Besides the fact that I’m not really what the financial ramifications might be for a tree falling on someone else’s property (from my rough research, we might be held responsible if it was a question of negligence, which would be more of what we’re doing about it now: nothing), there’s the simple fact that I love that tree. It must be at least two hundred years old, possible older, and so it’s a history lesson right in our own backyard. It was around when Lee surrendered at the Appomattox Court House. It was a large tree when Somme Offensive became the largest killing field in history to that point. In a country of new things, I value the old.
But falling down is a part of life.
As a Catholic, falling down has a spiritual, metaphysical sense to it: it requires a visit to the confessional. Like with the tree, there can be collateral damage when I fall down. A lie might tell someone could have far-reaching repercussions. The angry word spoken in spite might damage more than the moment. That’s what this Lenten season is all about — thinking about that collateral damage that accompanies sin no matter how we try to compartmentalize it. Our parish priest began a Lenten homily series on the nature of sin, and the communal nature of sin is a key Catholic teaching. We are responsible for our own actions, of course, but we always seem to rise and fall together.
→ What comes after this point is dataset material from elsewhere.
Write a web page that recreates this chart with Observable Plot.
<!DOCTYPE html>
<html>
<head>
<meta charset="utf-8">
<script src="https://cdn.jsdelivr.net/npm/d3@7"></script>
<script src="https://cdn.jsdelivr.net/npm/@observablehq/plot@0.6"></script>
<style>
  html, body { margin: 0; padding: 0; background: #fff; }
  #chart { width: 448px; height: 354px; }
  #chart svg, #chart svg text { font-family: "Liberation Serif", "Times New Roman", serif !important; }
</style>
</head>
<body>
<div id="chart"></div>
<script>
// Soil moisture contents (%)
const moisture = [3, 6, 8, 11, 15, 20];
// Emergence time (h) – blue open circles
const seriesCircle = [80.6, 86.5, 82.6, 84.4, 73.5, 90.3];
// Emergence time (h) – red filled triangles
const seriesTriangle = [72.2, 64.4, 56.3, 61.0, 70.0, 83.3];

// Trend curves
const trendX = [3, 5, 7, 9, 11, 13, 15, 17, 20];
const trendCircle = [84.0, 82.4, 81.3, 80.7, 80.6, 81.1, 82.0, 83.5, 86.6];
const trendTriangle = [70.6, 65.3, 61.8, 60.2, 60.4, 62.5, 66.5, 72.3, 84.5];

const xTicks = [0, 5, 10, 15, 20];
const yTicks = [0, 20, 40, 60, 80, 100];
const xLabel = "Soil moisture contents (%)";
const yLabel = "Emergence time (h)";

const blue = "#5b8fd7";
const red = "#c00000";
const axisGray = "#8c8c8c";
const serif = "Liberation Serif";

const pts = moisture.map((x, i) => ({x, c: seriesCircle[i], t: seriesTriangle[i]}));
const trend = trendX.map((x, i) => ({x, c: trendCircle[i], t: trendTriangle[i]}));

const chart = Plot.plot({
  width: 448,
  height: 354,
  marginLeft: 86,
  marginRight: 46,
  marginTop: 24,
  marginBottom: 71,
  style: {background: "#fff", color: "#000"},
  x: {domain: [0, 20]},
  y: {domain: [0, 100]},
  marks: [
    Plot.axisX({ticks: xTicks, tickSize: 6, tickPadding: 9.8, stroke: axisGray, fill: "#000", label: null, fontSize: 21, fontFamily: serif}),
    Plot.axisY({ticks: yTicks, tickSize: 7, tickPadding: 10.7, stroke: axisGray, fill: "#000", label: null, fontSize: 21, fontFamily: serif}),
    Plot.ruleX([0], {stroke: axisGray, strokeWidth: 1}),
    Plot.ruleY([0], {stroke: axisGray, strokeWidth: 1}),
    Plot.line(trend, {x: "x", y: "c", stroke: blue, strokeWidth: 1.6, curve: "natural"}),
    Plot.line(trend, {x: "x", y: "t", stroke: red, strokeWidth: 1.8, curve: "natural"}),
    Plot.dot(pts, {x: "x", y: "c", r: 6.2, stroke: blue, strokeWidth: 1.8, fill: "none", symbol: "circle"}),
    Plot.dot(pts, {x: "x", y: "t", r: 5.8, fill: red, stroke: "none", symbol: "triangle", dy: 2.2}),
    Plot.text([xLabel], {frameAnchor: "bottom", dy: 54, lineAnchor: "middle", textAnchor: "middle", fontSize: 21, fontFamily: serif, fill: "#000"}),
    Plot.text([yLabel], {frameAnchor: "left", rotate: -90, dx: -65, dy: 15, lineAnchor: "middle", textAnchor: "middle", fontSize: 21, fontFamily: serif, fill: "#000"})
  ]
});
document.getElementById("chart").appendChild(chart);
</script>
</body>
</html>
As a parent, falling down is something my kids just have to do. They have to learn how to fall, how to absorb the impact without breaking bones or, later, hearts. More importantly, they have to learn how to get back up. That’s a lesson many of us never learn, I’m afraid. L has learned how to take a tumble and hop back up, or perhaps even laugh about it.
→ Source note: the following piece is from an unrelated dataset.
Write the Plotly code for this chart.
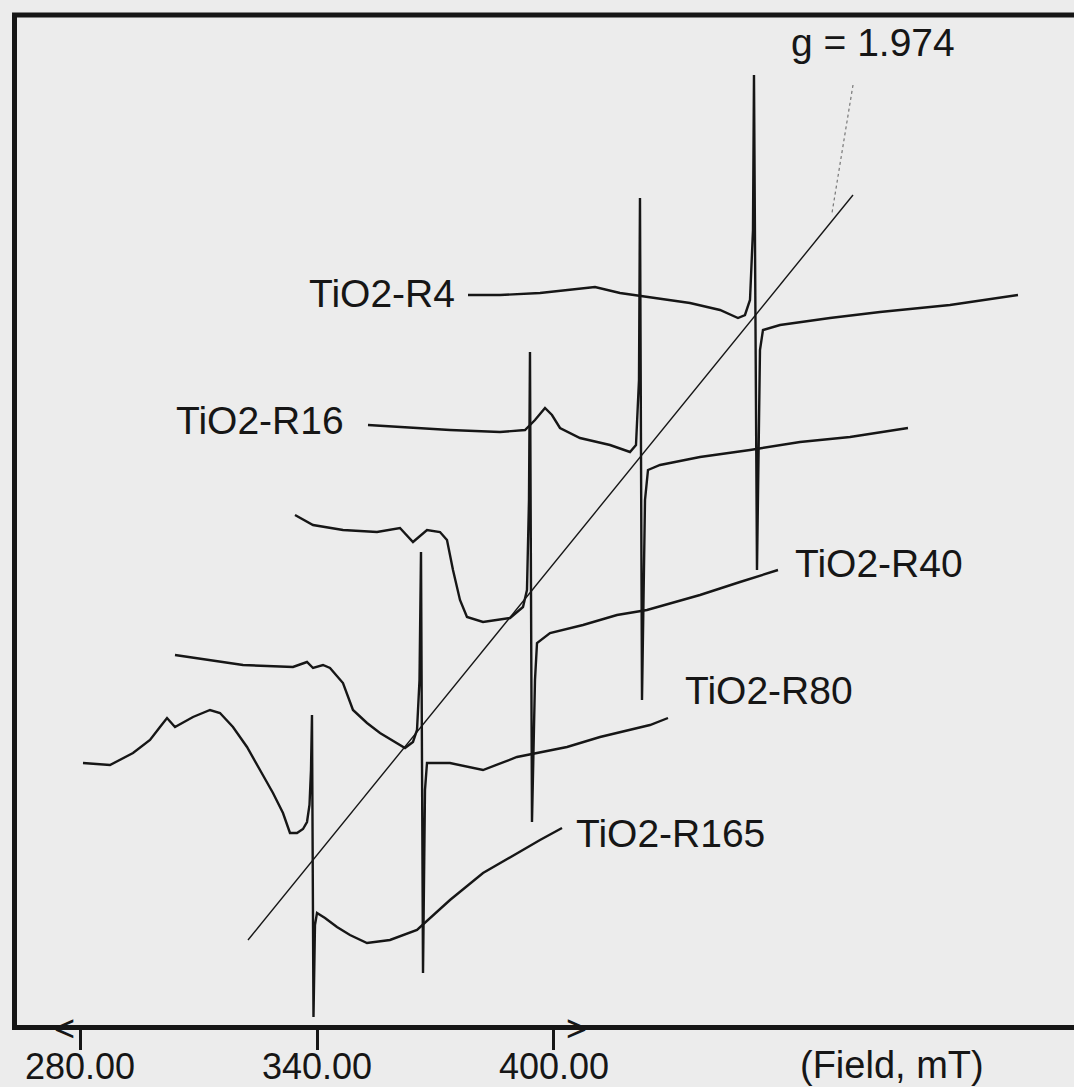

The Boy is slowly learning the same. Sometimes he’ll fall with a thump and hesitate for a moment before hopping up and proclaiming, “I’m okay!”
With L finishing up fourth grade, though, K and I have begun thinking about the simple fact that we’ll soon have to start thinking about considering middle school. (We’re masters of procrastinating at times.) That will begin a whole new cycle of learning: the broken heart. I don’t necessarily mean crushes that turn sour, though that too is in the back of the mind. I simply mean the cruelty with which teenagers can treat each other: the cutting comments, the fair-weather friends, the peer pressure, and all the sundry stresses of teen life.
But for now, sometimes it’s probably best not to fall down but just let yourself down, gently, and enjoy a lazy Sunday afternoon. Those worries will wait. For a while.